Greg Kinnear plays a young slacker who is innocently arrested and sentenced to finding a job--yes, finding a job--by the bad guy from "Total Recall," who doesn't look like he's having a very good time making this movie. Kinnear takes a job at a local post office and gets a spot in the Dead Letter Department, where all the letters to Santa Claus, The Easter Bunny, The Tooth Fairy, and God are sorted and thrown out.

But as Kinnear avoids his odd co-workers, he finds himself wanting to respond to the "Dear God" letters, hence the title of the film--big surprise--"Dear God."

Kinnear's character is extremely obnoxious and annoying. At times the filmmakers want us to feel sorry for the Innocent Young Man Going Through Turbulent Times, but then the character does things that are inexcusibly ignorant and unbiased. For example, take a scene where Kinnear is on trial. We're supposed to feel sorry for him. But the next moment he's up in the judge's face making wise cracks and disobeying all courtroom procedures. This is supposed to amuse the audience. Yeah, right.
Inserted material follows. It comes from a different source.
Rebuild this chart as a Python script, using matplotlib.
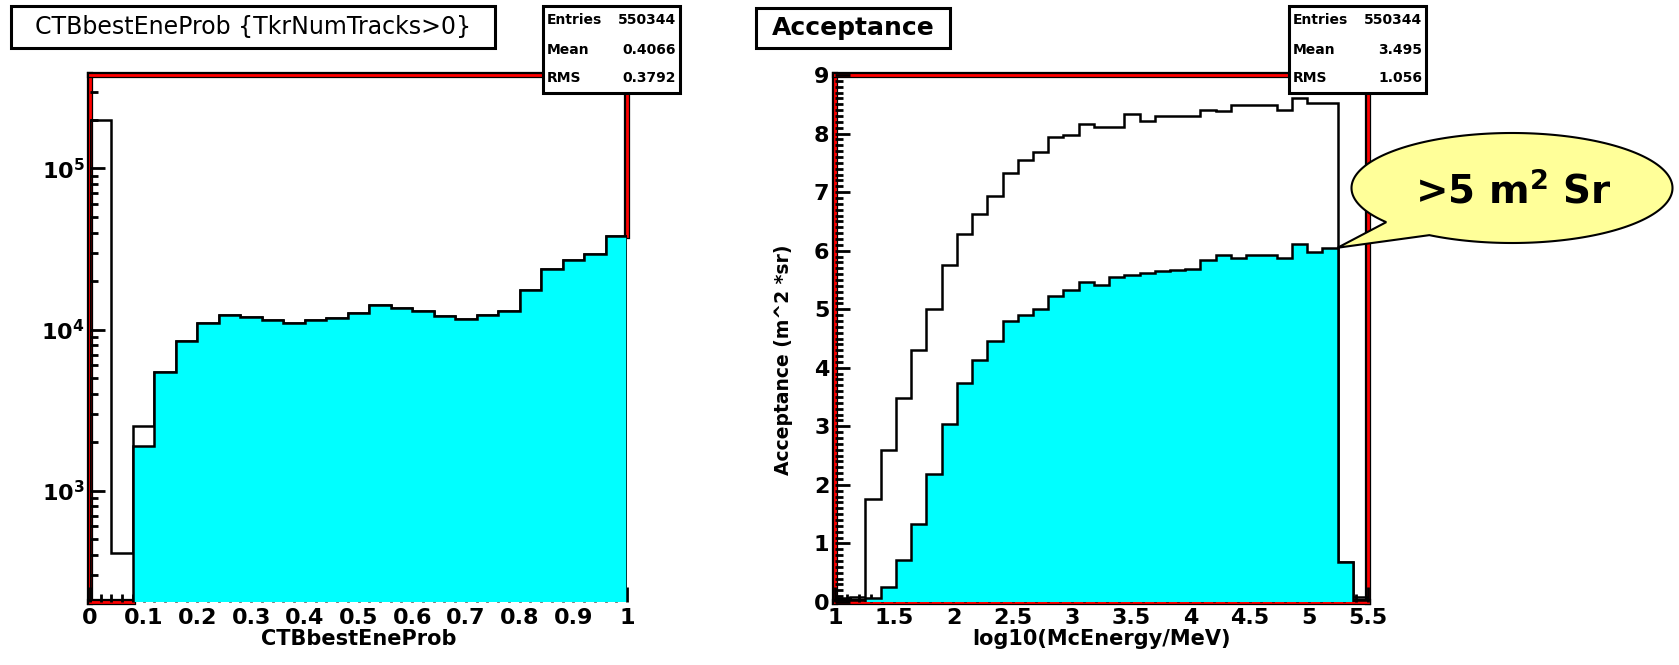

The film's jokes are about as tired as every other average comedy out there. Too many scenes do not expand to their full potential, and instead we get scenes like the "Stand behind the yellow line" gag that not only goes on WAYYY too long, but has been done a million times before in a million different films.

The characters are not only weak, but one-dimensional and totally distant: We can't feel for any of them one way or another.

The characters' dialogue is about as stiff and stereotypical as it can get: You feel like the writers were trying to think of corny dialogue. And boy, if that's what they were looking for, they got it right.

"Dear God" had a good premise with promising potential, but due to a half-baked, sentimentally-controlling script, unlikable characters and an awful sense of humor, this film fails miserably at what it promises us.